Vielleicht, weil Ford davon ausgeht, dass man für die Bedienung in erster Linie die neue Sprachsteuerung nutzt. Das klappt beim Focus tatsächlich auch besser als bei den meisten Wettbewerbern, bis zur Perfektion ist es aber noch ein gutes Stück Weg, denn die Gespräche mit der freundlichen Computerstimme dauern gefühlt ewig, zumindest wenn es um kompliziertere Inhalte geht als die Heizungstemperatur zu regulieren. Dann verfällt das digitale Gegenüber gerne ins Faseln, so dass man irgendwann doch genervt auf den Touchscreen drückt und Reiseziel oder Telefonnummer per Hand eingibt.
Aber selbst Pedanten dürften versöhnt sein, wenn sie sich hinter das Steuer setzen. Dort wird nämlich klar, dass es gar keine zigtausend Messreihen zur Fahrergröße braucht, wie sie VW bei der Entwicklung des Golf durchgeführt hat. Der Focus passt auch so. Generell ist es einer der Vorzüge des Kölners, dass er dem Fahrer ganz unaufgeregt das Gefühlt gibt, der Herr über das Fahrzeug zu sein. Die Lenkung ist direkt und präzise, das Fahrwerk straff und verbindlich, der Motor souverän und zurückhaltend. Immer noch zählt der Focus so zu den dynamischsten Modellen seiner Klasse, ohne dabei mit Fahrwerkshärte oder zu spitzem Fahrverhalten zu nerven.

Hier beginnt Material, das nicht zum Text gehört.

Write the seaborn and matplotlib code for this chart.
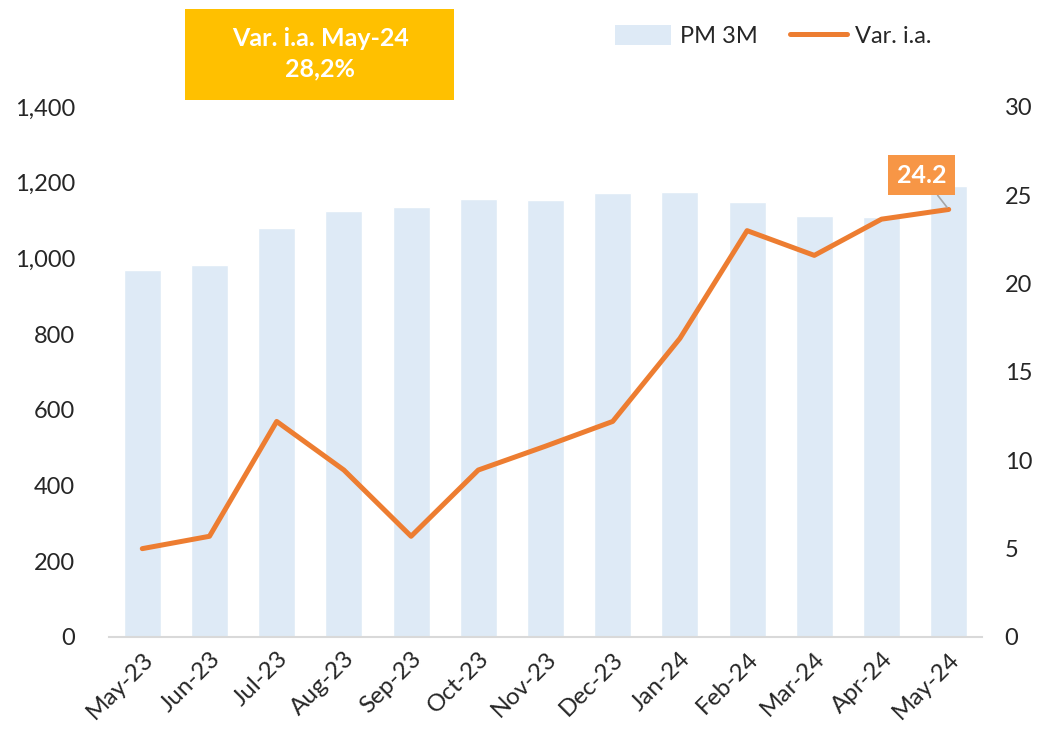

Für den Antrieb sorgt im Testwagen der letzte verbliebene Zweiliter-Diesel der Baureihe (mit Ausnahme des Sportmodells ST), die übrigen sind mittlerweile durch den neueren 1,5-Liter-Selbstzünder ersetzt. Zum alten Eisen zählt der große Motor mit 110 kW/150 PS aber nicht, kombiniert er doch gute Fahrleistungen und kräftigen Durchzug mit ordentlicher Laufruhe und vertretbarem Verbrauch. Knapp 5,5 Liter genehmigt sich der Vierzylinder, wenn man ihn frühzeitig über das knackige Sechsganggetriebe zum Langsamdrehen zwingt. Das ist kein Problem, denn auch im Tourenkeller liegen dann immer noch üppige 370 Nm an.
Mindestens 25.710 Euro verlangt Ford für den kräftigen Diesel-Focus. Weil die Ausstattung auch in der Basis schon üppig ist, ein fairer Preis. An Bord sind Notwendigkeiten wie Klimaanlage und Radio, aber auch Luxus wie Navigationssystem und Lederlenkrad. Für weitere 1.150 Euro gibt es zusätzlich im Paket diverse Assistenzsysteme wie Tot-Winkel-Warner und Verkehrszeichenerkennung.
Ob das Paket aus Sportlichkeit, fairem Preis und kleineren Lässigkeiten beim Feinschliff reicht, um dem Golf auch in Deutschland und Europa gefährlich zu werden, bleibt jedoch fraglich. Dem einzelnen Autokäufer kann das letztlich aber egal sein. Der Focus ist spätestens seit dem Facelift ein richtig guter Kompaktwagen. Nicht nur auf chinesischen und amerikanischen, sondern auch auf deutschen Straßen.